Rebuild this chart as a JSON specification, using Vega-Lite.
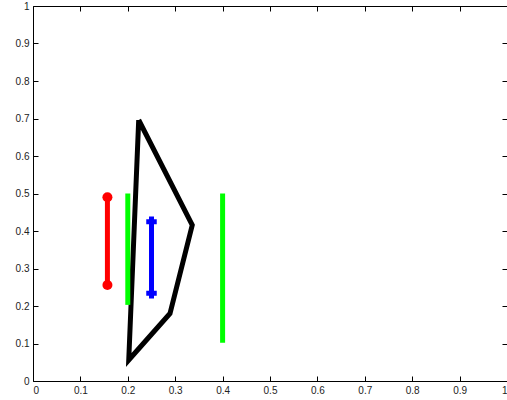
{
  "$schema": "https://vega.github.io/schema/vega-lite/v6.json",
  "width": 474,
  "height": 375,
  "autosize": {"type": "none"},
  "padding": {"left": 33, "top": 6, "right": 0, "bottom": 19},
  "background": "white",
  "config": {
    "view": {"stroke": null},
    "axis": {
      "grid": false,
      "domainColor": "black",
      "domainWidth": 1,
      "tickColor": "black",
      "tickSize": -5,
      "tickWidth": 1,
      "labelFont": "Liberation Sans",
      "labelFontSize": 10,
      "labelColor": "#222222",
      "title": null
    }
  },
  "data": {
    "values": [
      {"series": "black", "o": 0, "x": 0.223, "y": 0.696},
      {"series": "black", "o": 1, "x": 0.336, "y": 0.416},
      {"series": "black", "o": 2, "x": 0.289, "y": 0.18},
      {"series": "black", "o": 3, "x": 0.202, "y": 0.056},
      {"series": "black", "o": 4, "x": 0.223, "y": 0.696},
      {"series": "red", "o": 0, "x": 0.157, "y": 0.49},
      {"series": "red", "o": 1, "x": 0.157, "y": 0.256},
      {"series": "green1", "o": 0, "x": 0.2, "y": 0.5},
      {"series": "green1", "o": 1, "x": 0.2, "y": 0.203},
      {"series": "green2", "o": 0, "x": 0.4, "y": 0.5},
      {"series": "green2", "o": 1, "x": 0.4, "y": 0.102},
      {"series": "blue", "o": 0, "x": 0.25, "y": 0.425},
      {"series": "blue", "o": 1, "x": 0.25, "y": 0.234}
    ]
  },
  "encoding": {
    "x": {"field": "x", "type": "quantitative", "axis": null, "scale": {"domain": [0, 1], "nice": false, "zero": false}},
    "y": {"field": "y", "type": "quantitative", "axis": null, "scale": {"domain": [0, 1], "nice": false, "zero": false}}
  },
  "layer": [
    {
      "mark": {"type": "line", "strokeWidth": 5, "strokeJoin": "miter"},
      "encoding": {
        "x": {"field": "x", "type": "quantitative", "axis": {"orient": "bottom", "values": [0,0.1,0.2,0.3,0.4,0.5,0.6,0.7,0.8,0.9,1], "format": "~g", "labelPadding": 9}},
        "y": {"field": "y", "type": "quantitative", "axis": {"orient": "left", "values": [0,0.1,0.2,0.3,0.4,0.5,0.6,0.7,0.8,0.9,1], "format": "~g", "labelPadding": 9}},
        "order": {"field": "o", "type": "quantitative"},
        "detail": {"field": "series"},
        "color": {"field": "series", "type": "nominal", "legend": null,
          "scale": {"domain": ["black", "red", "green1", "green2", "blue"], "range": ["#000000", "#ff0000", "#00ff00", "#00ff00", "#0000ff"]}}
      }
    },
    {
      "transform": [{"filter": "datum.series === 'red'"}],
      "mark": {"type": "point", "shape": "circle", "filled": true, "size": 100, "color": "#ff0000", "opacity": 1}
    },
    {
      "transform": [{"filter": "datum.series === 'blue'"}],
      "mark": {"type": "point", "shape": "M-1,0L1,0M0,-1L0,1", "filled": false, "size": 110, "strokeWidth": 5, "color": "#0000ff", "opacity": 1}
    },
    {
      "mark": {"type": "point", "opacity": 0},
      "encoding": {
        "x": {"field": "x", "type": "quantitative", "axis": {"orient": "top", "labels": false, "values": [0,0.1,0.2,0.3,0.4,0.5,0.6,0.7,0.8,0.9,1]}},
        "y": {"field": "y", "type": "quantitative", "axis": {"orient": "right", "labels": false, "values": [0,0.1,0.2,0.3,0.4,0.5,0.6,0.7,0.8,0.9,1]}}
      }
    }
  ],
  "resolve": {"axis": {"x": "independent", "y": "independent"}}
}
◆ ◆ ◆ ◆ ◆ ◆ ◆
- Task details
Exclude every picture and copy the remaining data exactly.

- Answer in full
Rebuild this chart as a JSON specification, using Vega-Lite.
{
  "$schema": "https://vega.github.io/schema/vega-lite/v6.json",
  "width": 474,
  "height": 375,
  "autosize": {"type": "none"},
  "padding": {"left": 33, "top": 6, "right": 0, "bottom": 19},
  "background": "white",
  "config": {
    "view": {"stroke": null},
    "axis": {
      "grid": false,
      "domainColor": "black",
      "domainWidth": 1,
      "tickColor": "black",
      "tickSize": -5,
      "tickWidth": 1,
      "labelFont": "Liberation Sans",
      "labelFontSize": 10,
      "labelColor": "#222222",
      "title": null
    }
  },
  "data": {
    "values": [
      {"series": "black", "o": 0, "x": 0.223, "y": 0.696},
      {"series": "black", "o": 1, "x": 0.336, "y": 0.416},
      {"series": "black", "o": 2, "x": 0.289, "y": 0.18},
      {"series": "black", "o": 3, "x": 0.202, "y": 0.056},
      {"series": "black", "o": 4, "x": 0.223, "y": 0.696},
      {"series": "red", "o": 0, "x": 0.157, "y": 0.49},
      {"series": "red", "o": 1, "x": 0.157, "y": 0.256},
      {"series": "green1", "o": 0, "x": 0.2, "y": 0.5},
      {"series": "green1", "o": 1, "x": 0.2, "y": 0.203},
      {"series": "green2", "o": 0, "x": 0.4, "y": 0.5},
      {"series": "green2", "o": 1, "x": 0.4, "y": 0.102},
      {"series": "blue", "o": 0, "x": 0.25, "y": 0.425},
      {"series": "blue", "o": 1, "x": 0.25, "y": 0.234}
    ]
  },
  "encoding": {
    "x": {"field": "x", "type": "quantitative", "axis": null, "scale": {"domain": [0, 1], "nice": false, "zero": false}},
    "y": {"field": "y", "type": "quantitative", "axis": null, "scale": {"domain": [0, 1], "nice": false, "zero": false}}
  },
  "layer": [
    {
      "mark": {"type": "line", "strokeWidth": 5, "strokeJoin": "miter"},
      "encoding": {
        "x": {"field": "x", "type": "quantitative", "axis": {"orient": "bottom", "values": [0,0.1,0.2,0.3,0.4,0.5,0.6,0.7,0.8,0.9,1], "format": "~g", "labelPadding": 9}},
        "y": {"field": "y", "type": "quantitative", "axis": {"orient": "left", "values": [0,0.1,0.2,0.3,0.4,0.5,0.6,0.7,0.8,0.9,1], "format": "~g", "labelPadding": 9}},
        "order": {"field": "o", "type": "quantitative"},
        "detail": {"field": "series"},
        "color": {"field": "series", "type": "nominal", "legend": null,
          "scale": {"domain": ["black", "red", "green1", "green2", "blue"], "range": ["#000000", "#ff0000", "#00ff00", "#00ff00", "#0000ff"]}}
      }
    },
    {
      "transform": [{"filter": "datum.series === 'red'"}],
      "mark": {"type": "point", "shape": "circle", "filled": true, "size": 100, "color": "#ff0000", "opacity": 1}
    },
    {
      "transform": [{"filter": "datum.series === 'blue'"}],
      "mark": {"type": "point", "shape": "M-1,0L1,0M0,-1L0,1", "filled": false, "size": 110, "strokeWidth": 5, "color": "#0000ff", "opacity": 1}
    },
    {
      "mark": {"type": "point", "opacity": 0},
      "encoding": {
        "x": {"field": "x", "type": "quantitative", "axis": {"orient": "top", "labels": false, "values": [0,0.1,0.2,0.3,0.4,0.5,0.6,0.7,0.8,0.9,1]}},
        "y": {"field": "y", "type": "quantitative", "axis": {"orient": "right", "labels": false, "values": [0,0.1,0.2,0.3,0.4,0.5,0.6,0.7,0.8,0.9,1]}}
      }
    }
  ],
  "resolve": {"axis": {"x": "independent", "y": "independent"}}
}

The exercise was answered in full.